In today's marketplace, intellectual property rights are often a company's most valuable assets. Accordingly, protecting your intellectual property assets and limiting your liability for infringement of another's intellectual property rights may be critical to the success of your business. Indeed, there is nothing more disappointing than investing significant time and money into developing and launching a new product only to discover that your intellectual property rights are not protected or, even worse, that you infringe someone else's intellectual property rights.
To alleviate these concerns, we propose three steps that you may consider before launching a new product. First, we suggest that you conduct a trademark search to evaluate the potential infringement concerns surrounding the product's proposed name. Second, you should file a trademark application for the mark. Third, assuming your product relates to a technological or scientific innovation that may be eligible for patent protection, you should conduct a patent search to confirm that your new product does not infringe another company's patent.
While we believe the first two steps are applicable to most types of business, the third step relating to the patentability of an invention may only be appropriate for those companies engaged in technological or scientific innovation, research, and development.
A trademark is any word, name, or symbol used to indicate the source of goods or services. The first person or entity to use a mark in commerce obtains trademark rights to that mark irrespective of whether that person or entity has registered the trademark. Therefore, before you invest substantial time and resources into developing a name and market recognition for that name, it is important to evaluate whether anyone else is already using the mark in commerce for the same or similar goods.
The common misconception is that you only need to search trademarks that are federally registered with the U.S. Patent and Trademark Office (USPTO). To the contrary, you should search the federal registers, the state registers in which you plan to use the mark, and the Internet for common law uses of the mark. While you may conduct this search on your own, it is advisable to hire an experienced trademark search firm to conduct a thorough search.
If you are confident that your proposed mark is not already being used in commerce to identify the source of the same or similar goods or services, then you should file a trademark application. At this juncture, you may not be using the mark in commerce, but this does not prevent you from filing a trademark application. Indeed, you can file a section 1(b) intent-to-use application with the USPTO. What this means is that you have a bona fide intention to use the mark in commerce within 6 months of your trademark application being allowed. If you are already using the trademark in commerce, you can file a section 1(a) trademark application and attach a specimen that shows the mark being used in commerce to identify the source of goods or services.

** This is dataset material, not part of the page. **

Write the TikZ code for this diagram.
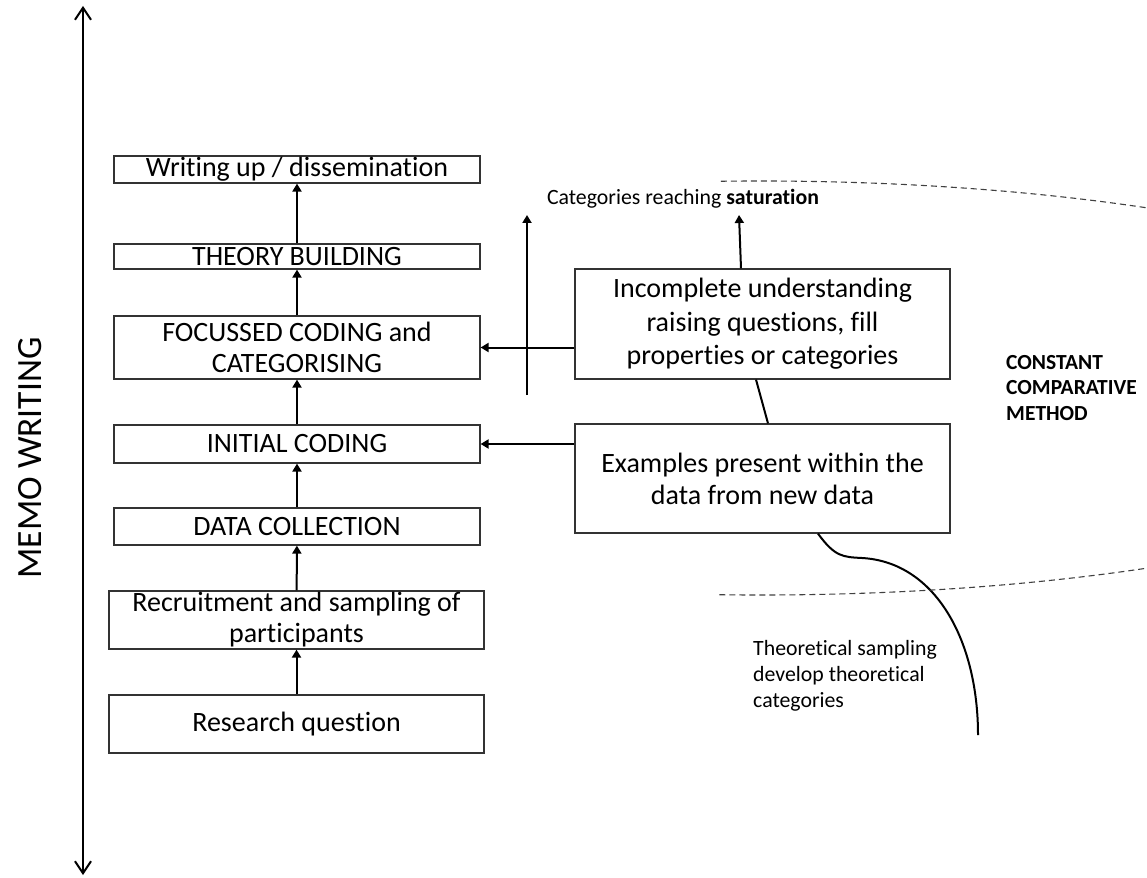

If your product relates to a technological or scientific invention, you may want to consider seeking patent protection for such a product. A patent is a property right granted to an inventor to exclude others from making, using, or selling his or her claimed invention for a period of 20 years after filing a patent application. Importantly, a patent does not grant the right to make, use, offer for sale, sell, or import an invention but only grants the right to exclude others from doing the same. See 35 U.S.C. § 271(a).
An inventor may obtain a patent for "any new and useful process, machine, manufacture, or composition of matter, or any new and useful improvement thereof ... " See 35 U.S.C. § 101. As discussed, not all companies will seek patent protection for their products. Therefore, not all companies will need to conduct a patent search to determine the likely patentability of a newly developed product. Indeed, this is likely only appropriate for those companies engaged in technological or scientific innovation, research, or development.
Assuming your product relates to a technological or scientific invention, we suggest that you conduct a patent search prior to seeking patent protection to evaluate whether someone else may have already invented or publicly disclosed your invention. The U.S. patent system prevents an inventor from obtaining a patent if "the invention was known or used by others in this country, or patented or described in a printed publication in this or a foreign country, before the invention thereof by the application for patent." See 35 U.S.C. § 102(a).
Further, an inventor may not obtain a patent if "the invention was patented or described in a printed publication in this or a foreign country or in public use or on sale in this country, more than one year prior to the date of the inventor's patent application." See 35 U.S.C. § 102(b).
Therefore, it is advisable to conduct a patent search to evaluate whether a prior public disclosure or use of your invention could prevent you from obtaining a patent. A patent search is not mandatory before filing a patent application, but it is advisable. See "All About Patents." While you can conduct the search yourself, it is advisable to hire a patent search firm or a registered patent attorney or agent.
Protecting your company's intellectual property assets and ensuring that you do not incur the burdensome costs of litigation by infringing another's intellectual property rights may be critical to the success of your business. To that end, before launching a new product, we propose that you consider the following three steps:
As discussed, the third step may only be appropriate for those companies engaged in technological and scientific innovation. While completing these steps will not ensure that you will not infringe another's rights or even that your intellectual property will receive federal protection through a patent or a trademark, we believe that these steps will provide you with the opportunity for success.